Design of a modified model predictive control and composite control strategy for hydraulic turbine regulation system.

As a critical component in hydropower systems, the Hydraulic Turbine Regulation System (HTRS) exhibits strong coupling characteristics that impose substantial challenges on control system design, necessitating the development of high-performance control strategies. To address the complex control requirements, this paper proposes an improved T-S fuzzy modeling method based on the Luenberger observer theory. It constructs a system model that combines high accuracy and simplicity. An enhanced MPC controller is designed to leverage the advantages of Model Predictive Control (MPC) in handling multivariable systems. Through receding horizon optimization, the MPC controller effectively mitigates system uncertainties and achieves high-precision trajectory tracking.

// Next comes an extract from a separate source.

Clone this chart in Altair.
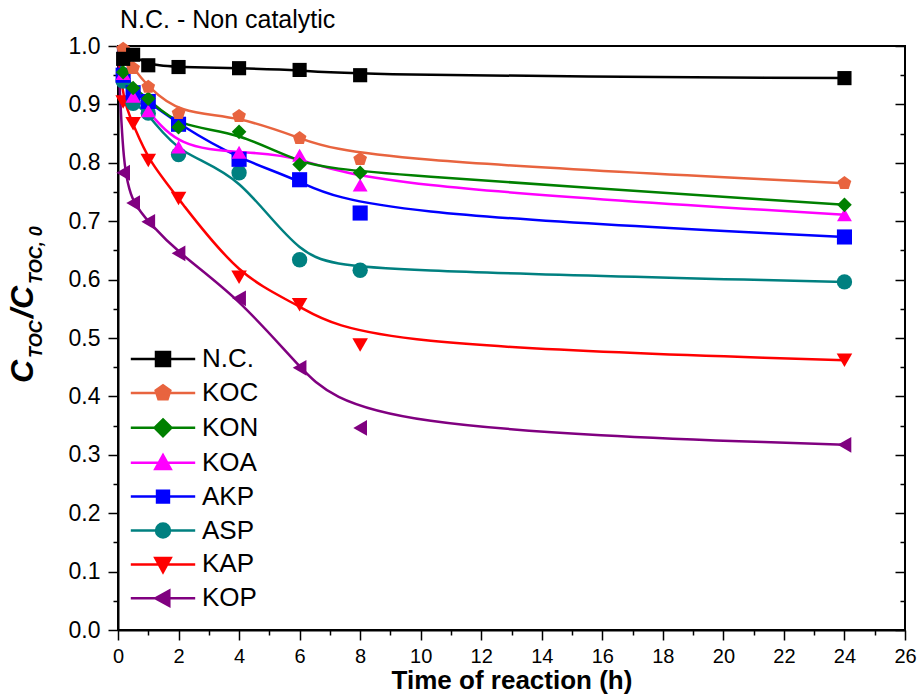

Furthermore, a composite control framework integrating MPC and optimal adaptive fuzzy fractional-order PID (AFFOPID) is proposed by combining the properties of AFFOPID in robust control. The developed MPC-AFFOPID controller incorporates a dynamic compensation mechanism that synergistically combines the strengths of both strategies. This enables effective coordination of HTRS dynamic performance and operational constraints under varying conditions, overcoming the adaptability limitations of conventional single control strategies in complex scenarios. Simulation results show that the improved T-S fuzzy model significantly enhances modeling accuracy and parameter identification, reducing RMSE by up to 97 %. Compared to single control strategies, the proposed MPC-AFFOPID approach improves performance and response speed, cutting rise time by up to 85 % and boosting metrics by up to 80 %, confirming its effectiveness and engineering potential.